Behnischs Kollegenzunft äußerte aber nicht nur Begeisterung. Architekt Peter Hübner, der vor mehr als 20 Jahren in der Mörikestraße in Stuttgart-Heslach seine Idee von hölzernen Starenkästen als Kindergarten umgesetzt hatte, erklärte einmal recht kritisch zur Umsetzung in Luginsland: „Das ist die Vorspiegelung einer falschen Welt. Und Kinder wollen auch nicht immer nur Schiff spielen.“ Etliche Auszeichnungen konnte das Schiff dennoch einheimsen, so 1991 den Hugo-Häring-Preis oder 1992 den Deutschen Holzbaupreis.

Kindergartenleiterin Grandel jedenfalls ist mehr als zufrieden: „Das ist ein toller Arbeitsplatz für uns und auch ein schöner Platz für die Kinder.“ Wenn hinter Rotenberg die Sonne aufgehe, man die Grabkapelle durch die Zweige erkenne, die Vögel umherflattern oder die Eichhörnchen durch den Garten der Einrichtung huschen sehe, da gehe einem doch das Herz auf.

26 der in unserer Zeitung veröffentlichten Beschreibungen sind als Buch erschienen: „Stuttgarter Entdeckungen“, 160 Seiten, 100 Fotos und Karten. Silberburg-Verlag Tübingen und Karlsruhe. Hrsg.; Stuttgarter Nachrichten, 14,90 Euro.

Hintergrund

Luginsland:

1911 gründeten neun Daimler-Mitarbeiter die Baugenossenschaft Luginsland „Gartenstadt eigenes Heim“. Der Begriff Gartenstadt entstand wegen des genossenschaftlichen Prinzips und der typischen Bebauung mit kleinen Reihenhäusern jeweils mit Vorgärten für Obst- oder Gemüseanbau. Ziel der Genossenschaft war es, dem Wohnungsmangel im Umfeld der 1903 nach Untertürkheim umgezogenen Daimler-Motorenwerke abzuhelfen.

1913 waren die ersten Häuser fertig. Im Laufe der folgenden Jahrzehnte wurden die Baulücken zwischen Luginsland und dem historischen Kern von Untertürkheim vollständig geschlossen.

Am 30. November 1944 wurden zehn Mitglieder der kommunistischen Widerstandsgruppe Schlotterbeck aus Luginsland im KZ Dachau ermordet. Kopf der Gruppe war Friedrich Schlotterbeck. Eine Gedenktafel in der Annastraße 6 in Luginsland und eine Gedenkstätte im Friedhof Untertürkheim erinnern an die Getöteten.

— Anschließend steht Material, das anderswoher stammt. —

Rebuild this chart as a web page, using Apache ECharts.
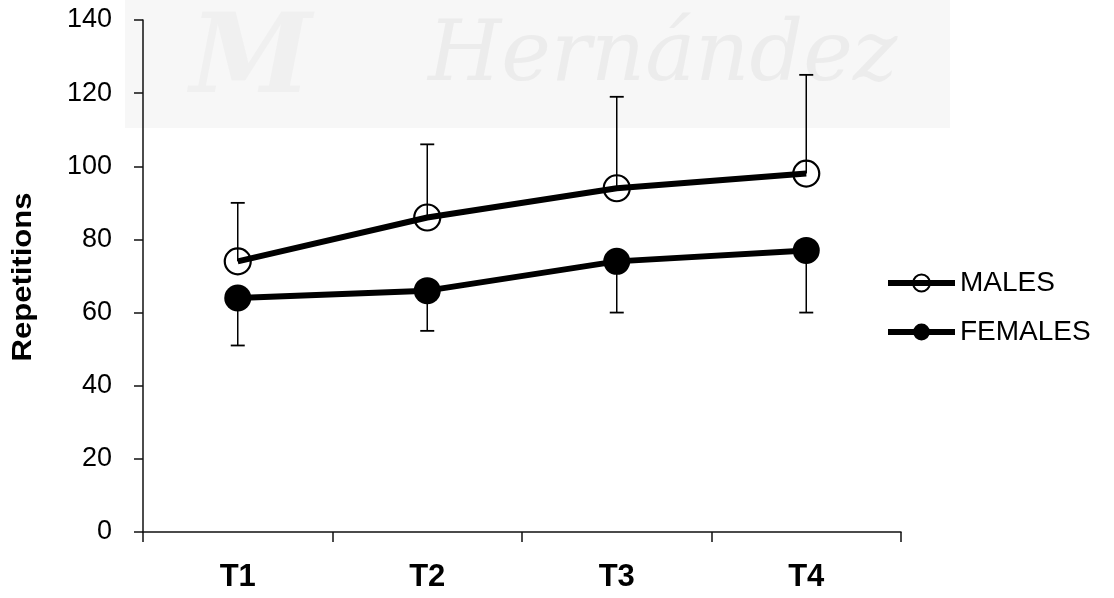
<!DOCTYPE html>
<html>
<head>
<meta charset="utf-8">
<script src="https://cdn.jsdelivr.net/npm/echarts@6/dist/echarts.min.js"></script>
<style>
  html, body { margin: 0; padding: 0; background: #fff; }
  #chart { width: 1114px; height: 598px; }
</style>
</head>
<body>
<div id="chart"></div>
<script>
// Test sessions
const categories = ['T1', 'T2', 'T3', 'T4'];
// Mean repetitions and standard deviations
const malesMean = [74, 86, 94, 98];
const malesSD = [16, 20, 25, 27];
const femalesMean = [64, 66, 74, 77];
const femalesSD = [13, 11, 14, 17];
// Y axis range
const yMin = 0;
const yMax = 140;
const yStep = 20;

const FONT = '"Liberation Sans", Arial, sans-serif';

// One-sided error bars: dir = +1 draws upward, -1 downward
function errorBars(name, means, sds, dir) {
  return {
    type: 'custom',
    name: name,
    z: 1,
    silent: true,
    data: categories.map((c, i) => [i, means[i], means[i] + dir * sds[i]]),
    encode: { x: 0, y: [1, 2] },
    renderItem(params, api) {
      const start = api.coord([api.value(0), api.value(1)]);
      const end = api.coord([api.value(0), api.value(2)]);
      const hw = 7;
      return {
        type: 'group',
        children: [
          { type: 'line', shape: { x1: start[0], y1: start[1], x2: end[0], y2: end[1] },
            style: { stroke: '#000', lineWidth: 1.5 } },
          { type: 'line', shape: { x1: end[0] - hw, y1: end[1], x2: end[0] + hw, y2: end[1] },
            style: { stroke: '#000', lineWidth: 1.8 } }
        ]
      };
    }
  };
}

const chart = echarts.init(document.getElementById('chart'));
chart.setOption({
  animation: false,
  backgroundColor: '#fff',
  grid: { left: 143, right: 213, top: 20, bottom: 66 },
  graphic: [
    // faint background band with lettering
    { type: 'rect', z: -10, silent: true,
      shape: { x: 125, y: 0, width: 825, height: 128 },
      style: { fill: '#f7f7f7' } },
    { type: 'text', z: -9, silent: true, left: 428, top: 16,
      style: { text: 'Hernández', font: 'italic 84px "DejaVu Serif", serif', fill: '#ececec' } },
    { type: 'text', z: -9, silent: true, left: 190, top: 8,
      style: { text: 'M', font: 'italic bold 110px "DejaVu Serif", serif', fill: '#f0f0f0' } },
    // y axis title
    { type: 'text', z: 10, silent: true,
      x: 24, y: 277, rotation: Math.PI / 2, scaleX: 1.15,
      style: { text: 'Repetitions', fontFamily: FONT, fontSize: 27, fontWeight: 'bold',
               fill: '#000', align: 'center', verticalAlign: 'middle' } }
  ],
  legend: {
    data: ['MALES', 'FEMALES'],
    orient: 'vertical',
    left: 885,
    top: 269,
    padding: 0,
    itemWidth: 67,
    itemHeight: 21,
    itemGap: 21,
    lineStyle: { width: 6, color: '#000' },
    textStyle: { fontFamily: FONT, fontSize: 28, color: '#000', lineHeight: 28, padding: [0, 0, 0, 0] }
  },
  xAxis: {
    type: 'category',
    data: categories,
    boundaryGap: true,
    axisLine: { lineStyle: { color: '#111', width: 1.5 } },
    axisTick: { show: true, length: 10, inside: false, lineStyle: { color: '#111', width: 1.5 } },
    axisLabel: { fontFamily: FONT, fontSize: 31, fontWeight: 'bold', color: '#000', margin: 30 },
    splitLine: { show: false }
  },
  yAxis: {
    type: 'value',
    min: yMin,
    max: yMax,
    interval: yStep,
    axisLine: { show: true, lineStyle: { color: '#111', width: 1.5 } },
    axisTick: { show: true, length: 9, lineStyle: { color: '#111', width: 1.5 } },
    axisLabel: { fontFamily: FONT, fontSize: 27, color: '#000', margin: 31 },
    splitLine: { show: false }
  },
  series: [
    errorBars('MALES-err', malesMean, malesSD, 1),
    errorBars('FEMALES-err', femalesMean, femalesSD, -1),
    {
      name: 'MALES',
      type: 'line',
      z: 3,
      data: malesMean,
      symbol: 'circle',
      symbolSize: 26,
      lineStyle: { color: '#000', width: 6 },
      itemStyle: { color: 'rgba(255,255,255,0)', borderColor: '#000', borderWidth: 2.2 }
    },
    {
      name: 'FEMALES',
      type: 'line',
      z: 3,
      data: femalesMean,
      symbol: 'circle',
      symbolSize: 27,
      lineStyle: { color: '#000', width: 6 },
      itemStyle: { color: '#000', borderColor: '#000', borderWidth: 0 }
    }
  ]
});
</script>
</body>
</html>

1969 wurde die vom Stuttgarter Architekten Heinz Rall konzipierte Neue Gartenstadtkirche in der Barbarossastraße eingeweiht. Die Kirche liegt inmitten von Gärten und Grünflächen wie eine Skulptur aus hellen, geometrischen Körpern mit abgerundeten Ecken.

Heute hat Luginsland, das zum Stadtbezirk Untertürkheim gehört, circa 2800 ­Einwohner.